על יוסף מ״בOn Joseph 42

א׳
1[251] When the king learned that his viceroy had a father and that his family was very numerous, he urged that the whole household should leave its present home, and promised to give the most fertile part of Egypt to the expected settlers. He therefore gave the brothers carts and wagons and a great number of beasts laden with provisions, and an adequate body of servants, that they might bring their father safely.
ב׳
2[252] When they arrived home and told the story of their brother, so incredible and beyond anything he could have hoped for, he gave no heed to them at all, for, however worthy of credit the speakers might be, the extravagance of the tale did not allow him to assent to it readily.
ג׳
3[253] But, when the old man saw the equipments suited for an occasion of the kind, and that the lavish supplies of all that was needed agreed with the story they told him of his son, he praised God that He had filled the seeming gap in his house.
ד׳
4[254] But joy also straightway begat fear in his soul at the thought of leaving his ancestral way of life. For he knew how natural it is for youth to lose its footing and what licence to sin belongs to the stranger’s life, particularly in Egypt where things created and mortal are deified, and in consequence the land is blind to the true God. He knew what assaults wealth and renown make on minds of little sense, and that left to himself, since his father’s house supplied no monitor to share his journey, alone and cut off from good teaching, he would be readily influenced to change to alien ways.
ה׳
5[255] Such were his feelings when He Whose eye alone can see the invisible soul took pity, and in his sleep at night appeared to him and said, “Fear not to go to Egypt. I Myself will guide thee on the road and make the journey safe and to thy pleasure. Further, I will restore to thee the son for whom thou hast so greatly yearned,  who once was thought dead, but now, after many years, is found not only alive but a ruler of that great country.” Then, filled with high hopes, he hastened at dawn to set forth rejoicing.
ו׳
6[256] But his son when he heard it, informed of all by the scouts who watched the road, proceeded with all speed to meet his father when he was not far from the boundary. And when the two met at the place called the Heroes’ City  they laid their heads upon each other’s neck and while the tears smeared their raiment lingered long in embraces of which they could not take their fill, and, when at last they brought themselves to cease therefrom, pressed onwards to the king’s court.
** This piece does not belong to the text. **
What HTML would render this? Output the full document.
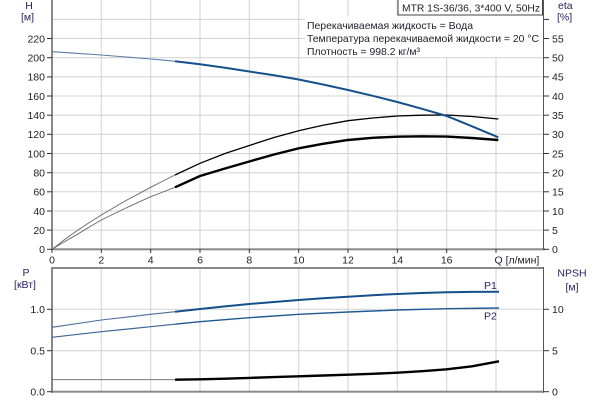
<!DOCTYPE html>
<html><head><meta charset="utf-8">
<style>
html,body{margin:0;padding:0;background:#fff;}
svg{display:block;}
text{font-family:"Liberation Sans","DejaVu Sans",sans-serif;font-size:10.5px;fill:#1e1e28;}
.t{fill:#2a2060;}
</style></head>
<body>
<svg width="600" height="400" viewBox="0 0 600 400" xmlns="http://www.w3.org/2000/svg">
<rect width="600" height="400" fill="#fff"/>
<!-- TOP CHART GRID -->
<g stroke="#d2d2d2" stroke-width="1">
  <line x1="101.3" y1="0" x2="101.3" y2="249"/>
  <line x1="150.7" y1="0" x2="150.7" y2="249"/>
  <line x1="200" y1="0" x2="200" y2="249"/>
  <line x1="249.3" y1="0" x2="249.3" y2="249"/>
  <line x1="298.7" y1="0" x2="298.7" y2="249"/>
  <line x1="348" y1="0" x2="348" y2="249"/>
  <line x1="397.3" y1="0" x2="397.3" y2="249"/>
  <line x1="446.7" y1="0" x2="446.7" y2="249"/>
  <line x1="496" y1="0" x2="496" y2="249"/>
  <line x1="52" y1="230.1" x2="544" y2="230.1"/>
  <line x1="52" y1="211" x2="544" y2="211"/>
  <line x1="52" y1="191.8" x2="544" y2="191.8"/>
  <line x1="52" y1="172.7" x2="544" y2="172.7"/>
  <line x1="52" y1="153.5" x2="544" y2="153.5"/>
  <line x1="52" y1="134.3" x2="544" y2="134.3"/>
  <line x1="52" y1="115.2" x2="544" y2="115.2"/>
  <line x1="52" y1="96" x2="544" y2="96"/>
  <line x1="52" y1="76.9" x2="544" y2="76.9"/>
  <line x1="52" y1="57.7" x2="544" y2="57.7"/>
  <line x1="52" y1="38.5" x2="544" y2="38.5"/>
  <line x1="52" y1="19.4" x2="544" y2="19.4"/>
</g>
<!-- info box -->
<rect x="305" y="16" width="238" height="41" fill="#fff"/>
<rect x="398" y="-1" width="144.5" height="16" fill="#fff" stroke="#444" stroke-width="1"/>
<text x="402" y="11.5" textLength="138" lengthAdjust="spacingAndGlyphs">MTR 1S-36/36, 3*400 V, 50Hz</text>
<text x="307" y="29" textLength="166" lengthAdjust="spacingAndGlyphs">Перекачиваемая жидкость = Вода</text>
<text x="307" y="42" textLength="232" lengthAdjust="spacingAndGlyphs">Температура перекачиваемой жидкости = 20 °C</text>
<text x="307" y="55" textLength="113" lengthAdjust="spacingAndGlyphs">Плотность = 998.2 кг/м³</text>

<!-- TOP AXES -->
<rect x="51" y="0" width="2" height="250.3" fill="#888"/>
<rect x="51" y="248.3" width="494" height="2" fill="#888"/>
<line x1="543.5" y1="0" x2="543.5" y2="250" stroke="#555" stroke-width="1"/>
<g stroke="#333" stroke-width="1">
  <line x1="47" y1="230.1" x2="52" y2="230.1"/><line x1="47" y1="211" x2="52" y2="211"/>
  <line x1="47" y1="191.8" x2="52" y2="191.8"/><line x1="47" y1="172.7" x2="52" y2="172.7"/>
  <line x1="47" y1="153.5" x2="52" y2="153.5"/><line x1="47" y1="134.3" x2="52" y2="134.3"/>
  <line x1="47" y1="115.2" x2="52" y2="115.2"/><line x1="47" y1="96" x2="52" y2="96"/>
  <line x1="47" y1="76.9" x2="52" y2="76.9"/><line x1="47" y1="57.7" x2="52" y2="57.7"/>
  <line x1="47" y1="38.5" x2="52" y2="38.5"/><line x1="47" y1="249.3" x2="52" y2="249.3"/>
  <line x1="544" y1="249.3" x2="549" y2="249.3"/><line x1="544" y1="230.1" x2="549" y2="230.1"/>
  <line x1="544" y1="211" x2="549" y2="211"/><line x1="544" y1="191.8" x2="549" y2="191.8"/>
  <line x1="544" y1="172.7" x2="549" y2="172.7"/><line x1="544" y1="153.5" x2="549" y2="153.5"/>
  <line x1="544" y1="134.3" x2="549" y2="134.3"/><line x1="544" y1="115.2" x2="549" y2="115.2"/>
  <line x1="544" y1="96" x2="549" y2="96"/><line x1="544" y1="76.9" x2="549" y2="76.9"/>
  <line x1="544" y1="57.7" x2="549" y2="57.7"/><line x1="544" y1="38.5" x2="549" y2="38.5"/>
  <line x1="544" y1="19.4" x2="549" y2="19.4"/>
  <line x1="52" y1="249" x2="52" y2="253"/><line x1="101.3" y1="249" x2="101.3" y2="253"/>
  <line x1="150.7" y1="249" x2="150.7" y2="253"/><line x1="200" y1="249" x2="200" y2="253"/>
  <line x1="249.3" y1="249" x2="249.3" y2="253"/><line x1="298.7" y1="249" x2="298.7" y2="253"/>
  <line x1="348" y1="249" x2="348" y2="253"/><line x1="397.3" y1="249" x2="397.3" y2="253"/>
  <line x1="446.7" y1="249" x2="446.7" y2="253"/><line x1="496" y1="249" x2="496" y2="253"/>
</g>
<!-- left tick labels -->
<g text-anchor="end">
  <text x="45" y="253">0</text><text x="45" y="233.9">20</text><text x="45" y="214.8">40</text>
  <text x="45" y="195.6">60</text><text x="45" y="176.5">80</text><text x="45" y="157.3">100</text>
  <text x="45" y="138.1">120</text><text x="45" y="119">140</text><text x="45" y="99.8">160</text>
  <text x="45" y="80.7">180</text><text x="45" y="61.5">200</text><text x="45" y="42.3">220</text>
</g>
<g text-anchor="start">
  <text x="552" y="253">0</text><text x="552" y="233.9">5</text><text x="552" y="214.8">10</text>
  <text x="552" y="195.6">15</text><text x="552" y="176.5">20</text><text x="552" y="157.3">25</text>
  <text x="552" y="138.1">30</text><text x="552" y="119">35</text><text x="552" y="99.8">40</text>
  <text x="552" y="80.7">45</text><text x="552" y="61.5">50</text><text x="552" y="42.3">55</text>
</g>
<g text-anchor="middle">
  <text x="52" y="263.5">0</text><text x="101.3" y="263.5">2</text><text x="150.7" y="263.5">4</text>
  <text x="200" y="263.5">6</text><text x="249.3" y="263.5">8</text><text x="298.7" y="263.5">10</text>
  <text x="348" y="263.5">12</text><text x="397.3" y="263.5">14</text><text x="446.7" y="263.5">16</text>
</g>
<text x="494.5" y="263.5">Q [л/мин]</text>
<text class="t" x="29" y="9" text-anchor="middle">H</text>
<text class="t" x="27.5" y="20.5" text-anchor="middle">[м]</text>
<text class="t" x="558" y="9">eta</text>
<text class="t" x="557" y="20.5">[%]</text>

<!-- TOP CURVES -->
<!-- eta upper -->
<polyline fill="none" stroke="#666" stroke-width="0.9" points="52,249.3 64,240 76.5,231 89,222.8 101.3,215 126,200.5 150.7,187.3 163,181 175,175"/>
<polyline fill="none" stroke="#000" stroke-width="1.3" points="175,175 200,163.3 225,153.5 249.3,145.5 274,137.5 298.7,130.7 323,125.2 348,120.7 372.7,118 397.3,116 422,115.2 446.7,115 472,116.5 498.3,119"/>
<!-- eta lower -->
<polyline fill="none" stroke="#666" stroke-width="0.9" points="52,249.3 64,242 76.5,234.8 89,227.3 101.3,220 126,208 150.7,196.7 163,192 175,187.3"/>
<polyline fill="none" stroke="#000" stroke-width="2.4" points="175,187.3 200,176 225,168.5 249.3,161.5 274,154.5 298.7,148.3 323,143.8 348,140 372.7,137.8 397.3,136.7 422,136.3 446.7,136.6 472,138 498.3,140"/>
<!-- H curve -->
<polyline fill="none" stroke="#5a7da6" stroke-width="1.1" points="52,51.7 76.5,53.3 101.3,55 126,57 150.7,59 163,60.1 175,61.3"/>
<polyline fill="none" stroke="#15508c" stroke-width="2" points="175,61.3 200,64.3 225,67.7 249.3,71.5 274,75.3 298.7,79.5 323,84.5 348,90 372.7,95.8 397.3,102 422,108.8 446.7,116 472,126.3 498.3,137.3"/>

<!-- BOTTOM CHART GRID -->
<g stroke="#d2d2d2" stroke-width="1">
  <line x1="101.3" y1="268" x2="101.3" y2="391"/>
  <line x1="150.7" y1="268" x2="150.7" y2="391"/>
  <line x1="200" y1="268" x2="200" y2="391"/>
  <line x1="249.3" y1="268" x2="249.3" y2="391"/>
  <line x1="298.7" y1="268" x2="298.7" y2="391"/>
  <line x1="348" y1="268" x2="348" y2="391"/>
  <line x1="397.3" y1="268" x2="397.3" y2="391"/>
  <line x1="446.7" y1="268" x2="446.7" y2="391"/>
  <line x1="496" y1="268" x2="496" y2="391"/>
  <line x1="52" y1="309.3" x2="544" y2="309.3"/>
  <line x1="52" y1="350.7" x2="544" y2="350.7"/>
</g>
<rect x="51" y="267" width="493" height="2" fill="#888"/>
<rect x="51" y="267" width="2" height="126" fill="#888"/>
<rect x="51" y="390.7" width="493" height="2" fill="#888"/>
<line x1="543.5" y1="267" x2="543.5" y2="392.7" stroke="#555" stroke-width="1"/>
<g stroke="#333" stroke-width="1">
  <line x1="47" y1="309.3" x2="52" y2="309.3"/><line x1="47" y1="350.7" x2="52" y2="350.7"/><line x1="47" y1="391.7" x2="52" y2="391.7"/>
  <line x1="544" y1="309.3" x2="549" y2="309.3"/><line x1="544" y1="350.7" x2="549" y2="350.7"/><line x1="544" y1="391.7" x2="549" y2="391.7"/>
</g>
<g text-anchor="end">
  <text x="45" y="313">1.0</text><text x="45" y="354.5">0.5</text><text x="45" y="395.5">0.0</text>
</g>
<g text-anchor="start">
  <text x="552" y="313">10</text><text x="552" y="354.5">5</text><text x="552" y="395.5">0</text>
</g>
<text class="t" x="26" y="276" text-anchor="middle">P</text>
<text class="t" x="25" y="288" text-anchor="middle">[кВт]</text>
<text class="t" x="572" y="276.5" text-anchor="middle">NPSH</text>
<text class="t" x="572" y="290.5" text-anchor="middle">[м]</text>

<!-- BOTTOM CURVES -->
<polyline fill="none" stroke="#4a6f9c" stroke-width="1.1" points="52,327.3 101.3,320 150.7,314.3 175,311.7"/>
<polyline fill="none" stroke="#15508c" stroke-width="2" points="175,311.7 200,309 225,306.4 249.3,304 274,302 298.7,300 323,298.3 348,296.7 372.7,295.2 397.3,294 422,293 446.7,292.3 472,291.9 499,291.7"/>
<polyline fill="none" stroke="#3d6496" stroke-width="1.2" points="52,337.3 101.3,331.7 150.7,326.7 175,324.2"/>
<polyline fill="none" stroke="#1f5a94" stroke-width="1.4" points="175,324.2 200,321.7 249.3,317.7 298.7,314.3 348,312 397.3,310 446.7,308.7 499,308"/>
<line x1="52" y1="379.7" x2="175" y2="379.7" stroke="#666" stroke-width="0.9"/>
<polyline fill="none" stroke="#000" stroke-width="2.4" points="175,379.7 200,379.3 225,378.7 249.3,377.9 274,377.1 298.7,376.3 323,375.5 348,374.7 372.7,373.8 397.3,372.7 422,371.2 446.7,369.3 472,366.3 499,361.3"/>
<text class="t" x="484" y="289">P1</text>
<text class="t" x="484" y="319.5">P2</text>
</svg>
</body></html>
When the king beheld him,
ז׳
7[257] overcome by his venerable appearance, he welcomed him with all modesty and respect, as though he were the father not of his viceroy but of himself. And, after the usual, and more than the usual, courtesies had passed, he gave him a portion of land, rich of soil and very fruitful. And, learning that the sons were graziers who had much substance of cattle, he appointed them keepers of his own, and put into their charge flocks and herds innumerable of goats and oxen and sheep.